The British Red Cross found that it gained in a number of ways through this form of cooperation. Mutual understanding of each other’s working conditions, constraints and procedures grew considerably. Relationships became closer between National Society staff in the field and in London on one side, and ICRC staff in the field and in Geneva. Also, job satisfaction increased for National Society staff through direct involvement in the implementation and management of the projects.

However, whilst the British Society was very supportive of such cooperation, constraints were encountered and issues emerged. For example, administrative and management procedures need to be very clear and the various roles and responsibilities must b e precisely set out. The ICRC has now drawn up a manual of working guidelines and procedures. The project calls for detailed planning but also flexibility as an unstable situation requires the ability to change direction quickly. Trust and confidence in the other organization is vital as both are staking their reputation on the performance of the other. Decision-making can be slow, especially when outside funding is needed and another stage of appraisal, this time by institutional/governmental donors, is added.

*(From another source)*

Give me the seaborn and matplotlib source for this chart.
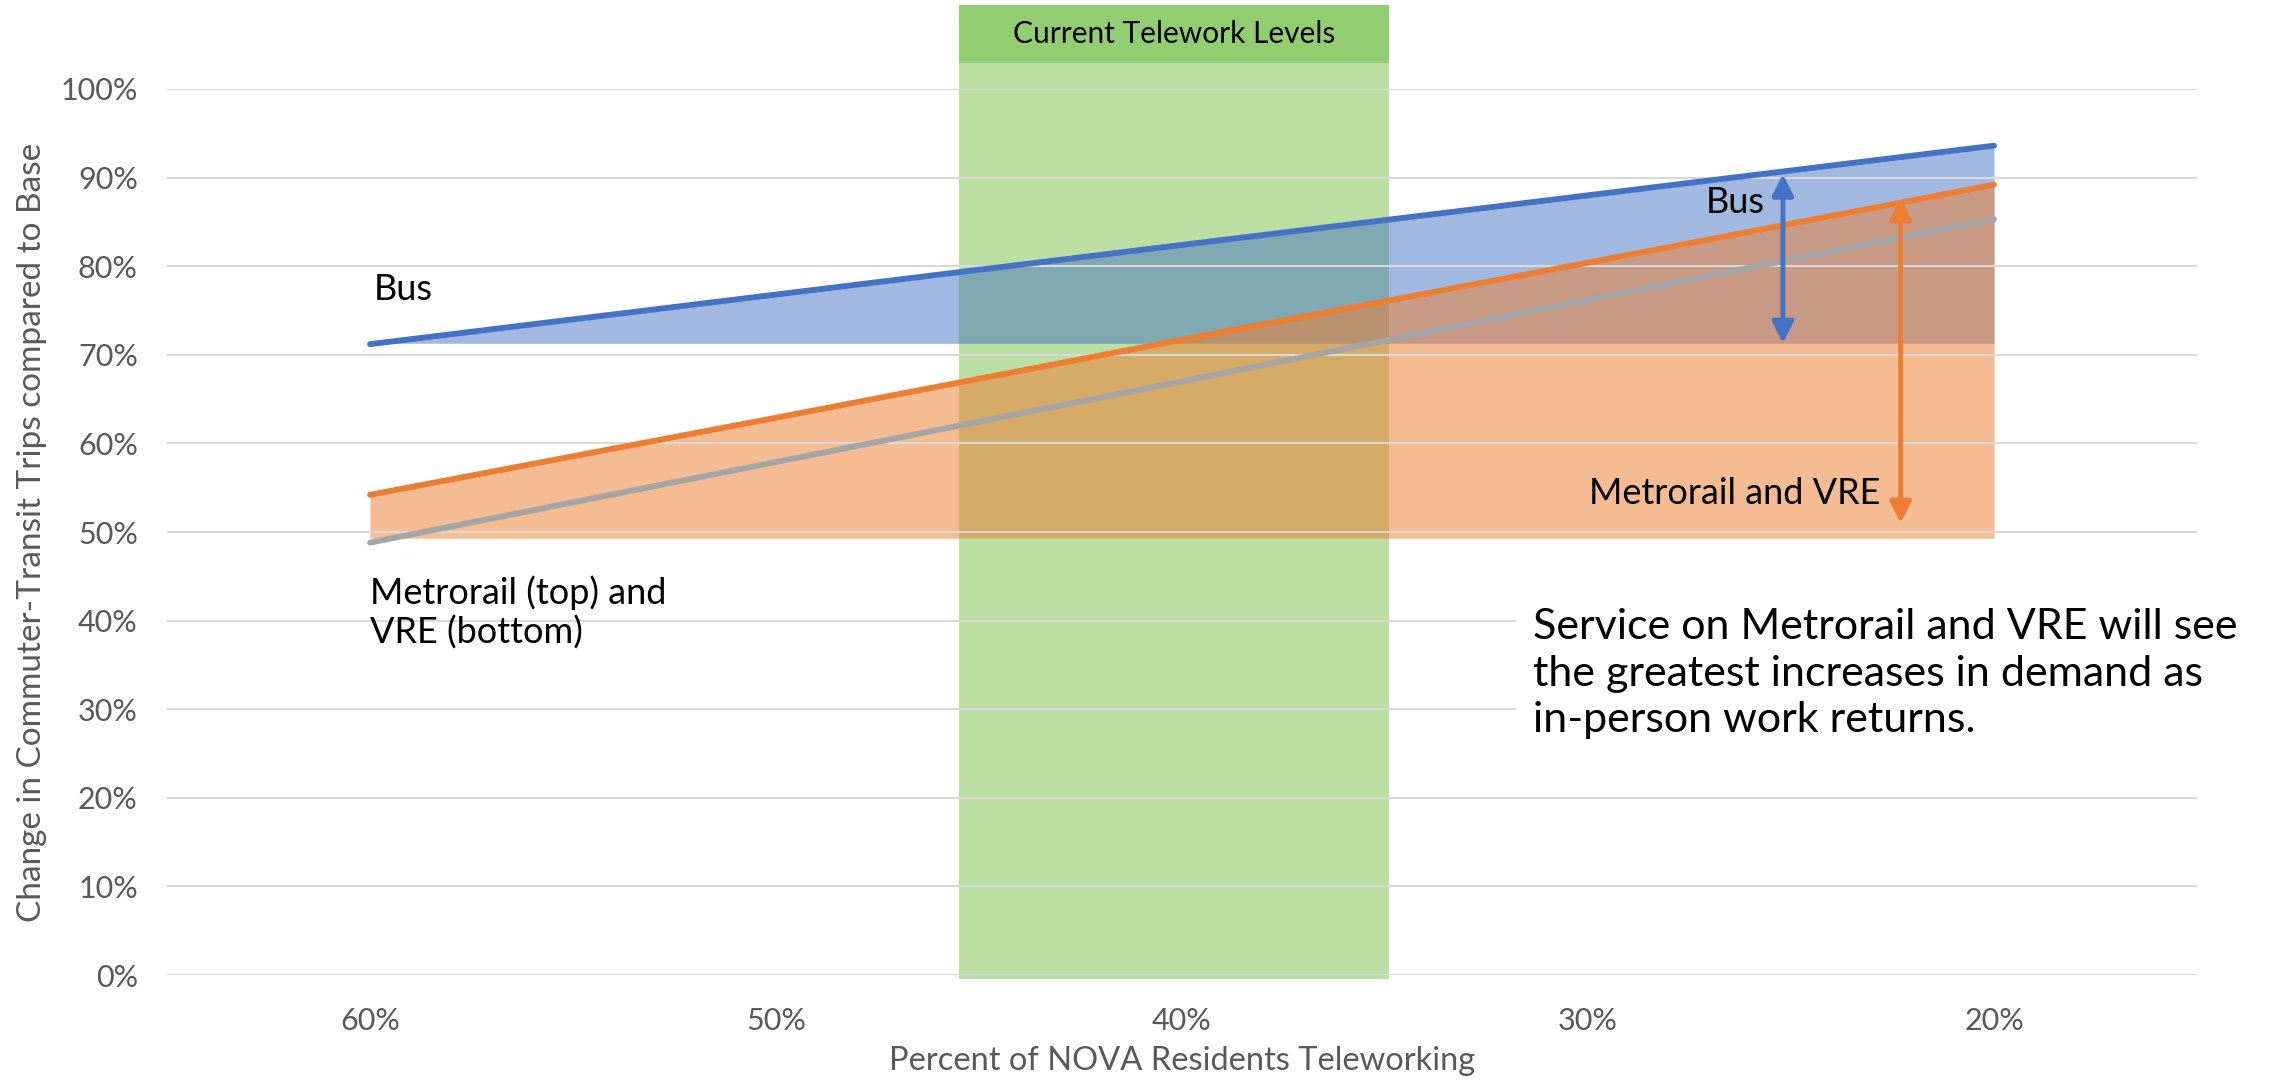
import pandas as pd
import matplotlib.pyplot as plt
import seaborn as sns
from matplotlib.patches import Rectangle

sns.set_theme(style="white")
plt.rcParams['font.family'] = ['Lato', 'DejaVu Sans']

# Dados (% de viagens em relação à base)
teleworking = ["60%", "50%", "40%", "30%", "20%"]
bus = [71.2, 76.8, 82.4, 88.0, 93.6]
metrorail = [54.2, 62.9, 71.7, 80.4, 89.2]
vre = [48.8, 57.9, 67.0, 76.2, 85.3]
bus_base = 71.3
rail_base = 49.3
y_ticks = [0, 10, 20, 30, 40, 50, 60, 70, 80, 90, 100]

positions = list(range(len(teleworking)))
df = pd.DataFrame({
    "pos": positions * 3,
    "value": bus + metrorail + vre,
    "mode": ["Bus"] * 5 + ["Metrorail"] * 5 + ["VRE"] * 5,
})
palette = {"Bus": "#4472C4", "Metrorail": "#ED7D31", "VRE": "#A5A5A5"}

fig = plt.figure(figsize=(22.72, 10.81), dpi=100)
ax = fig.add_axes([0.0735, 0.098, 0.8935, 0.8197])

# faixa verde: níveis atuais de teletrabalho
ax.add_patch(Rectangle((1.45, -0.45), 1.06, 103.35, facecolor="#BBDFA2",
                       edgecolor="none", zorder=0.5, clip_on=False))
ax.add_patch(Rectangle((1.45, 102.9), 1.06, 6.6, facecolor="#92CD72",
                       edgecolor="none", zorder=0.5, clip_on=False))
ax.text(1.98, 106.2, "Current Telework Levels", ha="center", va="center",
        fontsize=21.5, color="black", clip_on=False)

# áreas de aumento
ax.fill_between(positions, bus, bus_base, color="#4472C4", alpha=0.5,
                linewidth=0, zorder=1)
ax.fill_between(positions, metrorail, rail_base, color="#ED7D31", alpha=0.52,
                linewidth=0, zorder=1.1)

sns.lineplot(data=df, x="pos", y="value", hue="mode", palette=palette,
             linewidth=4.2, legend=False, ax=ax, zorder=3,
             solid_capstyle="round", errorbar=None)

# setas
ax.annotate("", xy=(3.48, 90.4), xytext=(3.48, 71.3),
            arrowprops=dict(arrowstyle="<|-|>,head_length=0.4,head_width=0.2",
                            color="#4472C4", lw=3.5, mutation_scale=32,
                            shrinkA=0, shrinkB=0), zorder=4)
ax.annotate("", xy=(3.77, 87.7), xytext=(3.77, 51.0),
            arrowprops=dict(arrowstyle="<|-|>,head_length=0.4,head_width=0.2",
                            color="#ED7D31", lw=3.5, mutation_scale=32,
                            shrinkA=0, shrinkB=0), zorder=4)

ax.text(0.01, 77.4, "Bus", ha="left", va="center", fontsize=26, color="black")
ax.text(0.0, 40.9, "Metrorail (top) and\nVRE (bottom)", ha="left", va="center",
        fontsize=26, color="black", linespacing=1.2)
ax.text(3.436, 87.2, "Bus", ha="right", va="center", fontsize=26, color="black")
ax.text(3.72, 54.4, "Metrorail and VRE", ha="right", va="center", fontsize=26,
        color="black")
ax.text(2.865, 34.0,
        "Service on Metrorail and VRE will see\nthe greatest increases in demand as\nin-person work returns.",
        ha="left", va="center", fontsize=31, color="black", linespacing=1.28,
        bbox=dict(facecolor="white", edgecolor="none", pad=12), zorder=5)

ax.set_xlim(-0.5, 4.5)
ax.set_ylim(0, 100)
ax.set_xticks(positions, teleworking)
ax.set_yticks(y_ticks, [f"{v}%" for v in y_ticks])
ax.tick_params(axis="both", length=0, labelsize=22, labelcolor="#595959")
ax.tick_params(axis="y", pad=21)
ax.tick_params(axis="x", pad=23)
ax.set_axisbelow(False)
ax.yaxis.grid(True, color="#D9D9D9", linewidth=1.5, zorder=2.5)
ax.xaxis.grid(False)
for s in ax.spines.values():
    s.set_visible(False)

ax.set_xlabel("Percent of NOVA Residents Teleworking", fontsize=23.5,
              color="#595959", labelpad=8)
ax.set_ylabel("Change in Commuter-Transit Trips compared to Base", fontsize=24,
              color="#595959", labelpad=10)

fig.savefig("out.png", dpi=100)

However, despite some initial problems in dealing with these constraints and obstacles, it was agreed by those involved from both the ICRC and the British Red Cross that this close cooperation resulted in greater trust and greater understanding of the other, which can only foster a close and fruitful working relationship for the future.

 Conclusion  

There is much support for close cooperation with the ICRC as a general principle. There seems to be a real desire on both sides to work more closely and an increasing perception that National Societies such as ours offer skills and experience useful for the running of development programmes in unstable situations. Nevertheless, in practice real challenges remain. The British Red Cross has found that a great deal of time is needed to work out clear procedures regarding roles and responsibilities and dealings with the authorities. Only such procedures can ensure good working relations and avoid wasting time on unnecessary misunderstandings in the future. Where time has not been devoted to working these out, even more time has been taken up in the resulting search for information and in talking through misunderstandings and negotiating roles. To an extent, closer cooperation means that each organization inevitably concedes a degree of autonomy, but with the common goal of building a more effective world-wide organization, whose component parts work together and complement each other.